[Rows from a dataset of charts and code]
★ ★ ★

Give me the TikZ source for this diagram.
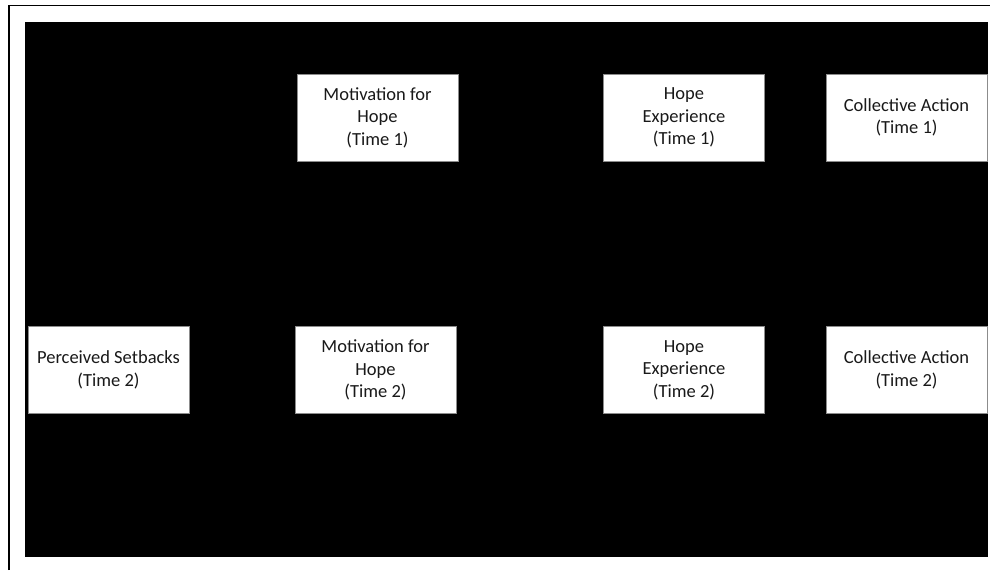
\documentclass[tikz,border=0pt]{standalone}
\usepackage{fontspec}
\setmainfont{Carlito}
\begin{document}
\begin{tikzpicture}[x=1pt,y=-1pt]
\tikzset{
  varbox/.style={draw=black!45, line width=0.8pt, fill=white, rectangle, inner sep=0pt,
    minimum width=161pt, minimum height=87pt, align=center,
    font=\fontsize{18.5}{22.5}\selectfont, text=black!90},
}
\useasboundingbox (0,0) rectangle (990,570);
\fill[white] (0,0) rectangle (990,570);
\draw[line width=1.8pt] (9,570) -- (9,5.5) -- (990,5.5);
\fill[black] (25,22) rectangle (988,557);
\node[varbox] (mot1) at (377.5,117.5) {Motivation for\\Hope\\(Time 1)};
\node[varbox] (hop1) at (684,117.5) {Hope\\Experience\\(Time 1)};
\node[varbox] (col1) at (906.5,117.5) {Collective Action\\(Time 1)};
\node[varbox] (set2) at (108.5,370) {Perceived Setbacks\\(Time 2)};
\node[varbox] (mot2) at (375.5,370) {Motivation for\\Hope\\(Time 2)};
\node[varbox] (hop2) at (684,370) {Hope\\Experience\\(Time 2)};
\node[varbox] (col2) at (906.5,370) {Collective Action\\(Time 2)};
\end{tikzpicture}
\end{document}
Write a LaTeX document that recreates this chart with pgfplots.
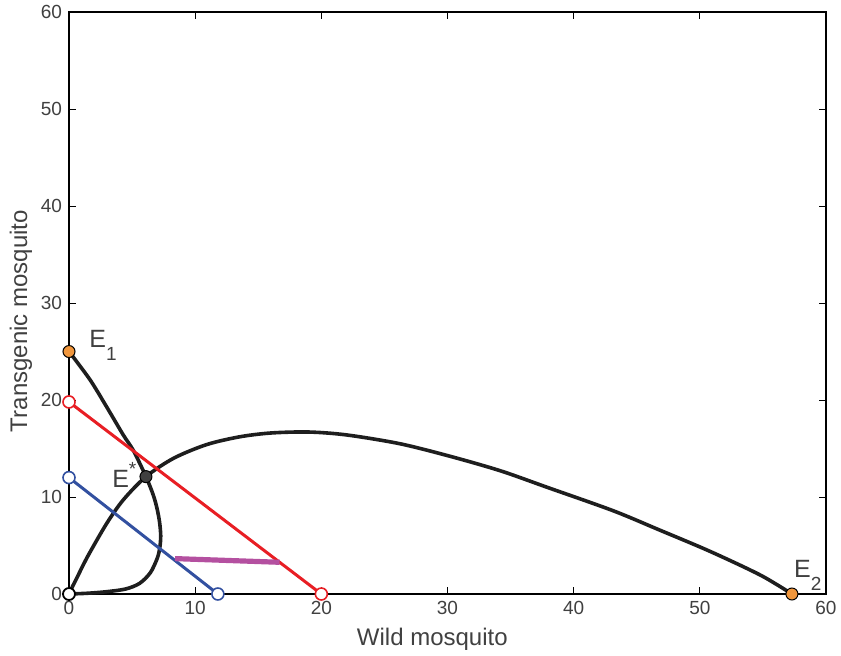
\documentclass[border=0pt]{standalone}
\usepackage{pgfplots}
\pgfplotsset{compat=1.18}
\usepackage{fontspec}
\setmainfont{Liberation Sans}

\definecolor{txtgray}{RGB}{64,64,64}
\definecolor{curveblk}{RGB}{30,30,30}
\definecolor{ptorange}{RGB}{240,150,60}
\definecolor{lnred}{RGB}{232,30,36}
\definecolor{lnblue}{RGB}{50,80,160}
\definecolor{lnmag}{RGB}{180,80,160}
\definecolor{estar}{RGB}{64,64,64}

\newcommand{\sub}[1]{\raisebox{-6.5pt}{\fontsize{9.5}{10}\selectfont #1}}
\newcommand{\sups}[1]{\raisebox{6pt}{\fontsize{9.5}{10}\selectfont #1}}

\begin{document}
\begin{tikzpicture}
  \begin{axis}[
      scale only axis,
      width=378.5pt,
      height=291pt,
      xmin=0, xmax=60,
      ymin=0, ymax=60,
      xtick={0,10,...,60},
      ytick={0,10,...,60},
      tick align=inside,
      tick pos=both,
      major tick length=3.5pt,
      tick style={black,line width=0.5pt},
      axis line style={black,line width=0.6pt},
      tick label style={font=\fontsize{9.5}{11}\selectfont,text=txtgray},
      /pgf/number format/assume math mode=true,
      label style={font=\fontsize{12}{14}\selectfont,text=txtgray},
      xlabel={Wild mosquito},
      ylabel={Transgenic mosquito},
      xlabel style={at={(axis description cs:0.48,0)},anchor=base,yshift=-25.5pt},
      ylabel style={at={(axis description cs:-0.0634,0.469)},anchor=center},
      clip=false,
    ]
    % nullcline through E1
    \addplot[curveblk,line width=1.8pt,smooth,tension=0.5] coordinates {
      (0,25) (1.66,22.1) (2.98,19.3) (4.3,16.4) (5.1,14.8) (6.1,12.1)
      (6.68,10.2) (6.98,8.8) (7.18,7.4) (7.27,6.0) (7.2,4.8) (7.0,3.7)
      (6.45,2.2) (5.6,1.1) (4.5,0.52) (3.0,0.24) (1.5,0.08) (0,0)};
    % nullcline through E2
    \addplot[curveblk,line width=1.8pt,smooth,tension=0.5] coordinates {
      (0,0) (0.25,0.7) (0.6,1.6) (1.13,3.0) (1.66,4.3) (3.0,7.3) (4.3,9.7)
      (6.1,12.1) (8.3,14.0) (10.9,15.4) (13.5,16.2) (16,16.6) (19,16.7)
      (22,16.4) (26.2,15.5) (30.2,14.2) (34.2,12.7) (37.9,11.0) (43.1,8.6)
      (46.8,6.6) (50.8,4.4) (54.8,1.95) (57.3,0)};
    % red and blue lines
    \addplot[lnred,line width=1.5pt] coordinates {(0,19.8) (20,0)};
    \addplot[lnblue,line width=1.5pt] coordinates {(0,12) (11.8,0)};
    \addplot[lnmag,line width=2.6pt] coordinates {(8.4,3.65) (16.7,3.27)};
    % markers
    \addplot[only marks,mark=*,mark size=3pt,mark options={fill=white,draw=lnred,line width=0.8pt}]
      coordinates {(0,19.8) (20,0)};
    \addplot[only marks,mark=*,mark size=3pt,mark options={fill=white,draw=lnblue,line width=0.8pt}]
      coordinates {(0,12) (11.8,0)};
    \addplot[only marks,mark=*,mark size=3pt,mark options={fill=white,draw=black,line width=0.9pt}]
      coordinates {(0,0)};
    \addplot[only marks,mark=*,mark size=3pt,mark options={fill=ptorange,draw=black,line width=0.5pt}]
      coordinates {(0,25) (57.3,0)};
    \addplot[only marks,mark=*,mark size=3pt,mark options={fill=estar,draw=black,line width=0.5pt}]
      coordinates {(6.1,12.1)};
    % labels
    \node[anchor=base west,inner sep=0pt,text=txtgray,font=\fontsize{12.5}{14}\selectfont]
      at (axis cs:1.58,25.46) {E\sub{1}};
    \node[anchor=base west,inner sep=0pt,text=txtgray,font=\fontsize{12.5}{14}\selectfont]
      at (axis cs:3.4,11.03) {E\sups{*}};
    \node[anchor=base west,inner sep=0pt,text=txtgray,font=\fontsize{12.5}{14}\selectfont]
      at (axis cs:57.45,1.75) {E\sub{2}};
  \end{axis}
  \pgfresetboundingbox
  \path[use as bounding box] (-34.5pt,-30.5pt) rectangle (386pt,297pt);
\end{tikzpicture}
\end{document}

★ ★ ★

* _Set exercise_: All of the data above should be transcribed verbatim, with pictures omitted.

* _Worked solution_:
Give me the TikZ source for this diagram.
\documentclass[tikz,border=0pt]{standalone}
\usepackage{fontspec}
\setmainfont{Carlito}
\begin{document}
\begin{tikzpicture}[x=1pt,y=-1pt]
\tikzset{
  varbox/.style={draw=black!45, line width=0.8pt, fill=white, rectangle, inner sep=0pt,
    minimum width=161pt, minimum height=87pt, align=center,
    font=\fontsize{18.5}{22.5}\selectfont, text=black!90},
}
\useasboundingbox (0,0) rectangle (990,570);
\fill[white] (0,0) rectangle (990,570);
\draw[line width=1.8pt] (9,570) -- (9,5.5) -- (990,5.5);
\fill[black] (25,22) rectangle (988,557);
\node[varbox] (mot1) at (377.5,117.5) {Motivation for\\Hope\\(Time 1)};
\node[varbox] (hop1) at (684,117.5) {Hope\\Experience\\(Time 1)};
\node[varbox] (col1) at (906.5,117.5) {Collective Action\\(Time 1)};
\node[varbox] (set2) at (108.5,370) {Perceived Setbacks\\(Time 2)};
\node[varbox] (mot2) at (375.5,370) {Motivation for\\Hope\\(Time 2)};
\node[varbox] (hop2) at (684,370) {Hope\\Experience\\(Time 2)};
\node[varbox] (col2) at (906.5,370) {Collective Action\\(Time 2)};
\end{tikzpicture}
\end{document}
Write a LaTeX document that recreates this chart with pgfplots.
\documentclass[border=0pt]{standalone}
\usepackage{pgfplots}
\pgfplotsset{compat=1.18}
\usepackage{fontspec}
\setmainfont{Liberation Sans}

\definecolor{txtgray}{RGB}{64,64,64}
\definecolor{curveblk}{RGB}{30,30,30}
\definecolor{ptorange}{RGB}{240,150,60}
\definecolor{lnred}{RGB}{232,30,36}
\definecolor{lnblue}{RGB}{50,80,160}
\definecolor{lnmag}{RGB}{180,80,160}
\definecolor{estar}{RGB}{64,64,64}

\newcommand{\sub}[1]{\raisebox{-6.5pt}{\fontsize{9.5}{10}\selectfont #1}}
\newcommand{\sups}[1]{\raisebox{6pt}{\fontsize{9.5}{10}\selectfont #1}}

\begin{document}
\begin{tikzpicture}
  \begin{axis}[
      scale only axis,
      width=378.5pt,
      height=291pt,
      xmin=0, xmax=60,
      ymin=0, ymax=60,
      xtick={0,10,...,60},
      ytick={0,10,...,60},
      tick align=inside,
      tick pos=both,
      major tick length=3.5pt,
      tick style={black,line width=0.5pt},
      axis line style={black,line width=0.6pt},
      tick label style={font=\fontsize{9.5}{11}\selectfont,text=txtgray},
      /pgf/number format/assume math mode=true,
      label style={font=\fontsize{12}{14}\selectfont,text=txtgray},
      xlabel={Wild mosquito},
      ylabel={Transgenic mosquito},
      xlabel style={at={(axis description cs:0.48,0)},anchor=base,yshift=-25.5pt},
      ylabel style={at={(axis description cs:-0.0634,0.469)},anchor=center},
      clip=false,
    ]
    % nullcline through E1
    \addplot[curveblk,line width=1.8pt,smooth,tension=0.5] coordinates {
      (0,25) (1.66,22.1) (2.98,19.3) (4.3,16.4) (5.1,14.8) (6.1,12.1)
      (6.68,10.2) (6.98,8.8) (7.18,7.4) (7.27,6.0) (7.2,4.8) (7.0,3.7)
      (6.45,2.2) (5.6,1.1) (4.5,0.52) (3.0,0.24) (1.5,0.08) (0,0)};
    % nullcline through E2
    \addplot[curveblk,line width=1.8pt,smooth,tension=0.5] coordinates {
      (0,0) (0.25,0.7) (0.6,1.6) (1.13,3.0) (1.66,4.3) (3.0,7.3) (4.3,9.7)
      (6.1,12.1) (8.3,14.0) (10.9,15.4) (13.5,16.2) (16,16.6) (19,16.7)
      (22,16.4) (26.2,15.5) (30.2,14.2) (34.2,12.7) (37.9,11.0) (43.1,8.6)
      (46.8,6.6) (50.8,4.4) (54.8,1.95) (57.3,0)};
    % red and blue lines
    \addplot[lnred,line width=1.5pt] coordinates {(0,19.8) (20,0)};
    \addplot[lnblue,line width=1.5pt] coordinates {(0,12) (11.8,0)};
    \addplot[lnmag,line width=2.6pt] coordinates {(8.4,3.65) (16.7,3.27)};
    % markers
    \addplot[only marks,mark=*,mark size=3pt,mark options={fill=white,draw=lnred,line width=0.8pt}]
      coordinates {(0,19.8) (20,0)};
    \addplot[only marks,mark=*,mark size=3pt,mark options={fill=white,draw=lnblue,line width=0.8pt}]
      coordinates {(0,12) (11.8,0)};
    \addplot[only marks,mark=*,mark size=3pt,mark options={fill=white,draw=black,line width=0.9pt}]
      coordinates {(0,0)};
    \addplot[only marks,mark=*,mark size=3pt,mark options={fill=ptorange,draw=black,line width=0.5pt}]
      coordinates {(0,25) (57.3,0)};
    \addplot[only marks,mark=*,mark size=3pt,mark options={fill=estar,draw=black,line width=0.5pt}]
      coordinates {(6.1,12.1)};
    % labels
    \node[anchor=base west,inner sep=0pt,text=txtgray,font=\fontsize{12.5}{14}\selectfont]
      at (axis cs:1.58,25.46) {E\sub{1}};
    \node[anchor=base west,inner sep=0pt,text=txtgray,font=\fontsize{12.5}{14}\selectfont]
      at (axis cs:3.4,11.03) {E\sups{*}};
    \node[anchor=base west,inner sep=0pt,text=txtgray,font=\fontsize{12.5}{14}\selectfont]
      at (axis cs:57.45,1.75) {E\sub{2}};
  \end{axis}
  \pgfresetboundingbox
  \path[use as bounding box] (-34.5pt,-30.5pt) rectangle (386pt,297pt);
\end{tikzpicture}
\end{document}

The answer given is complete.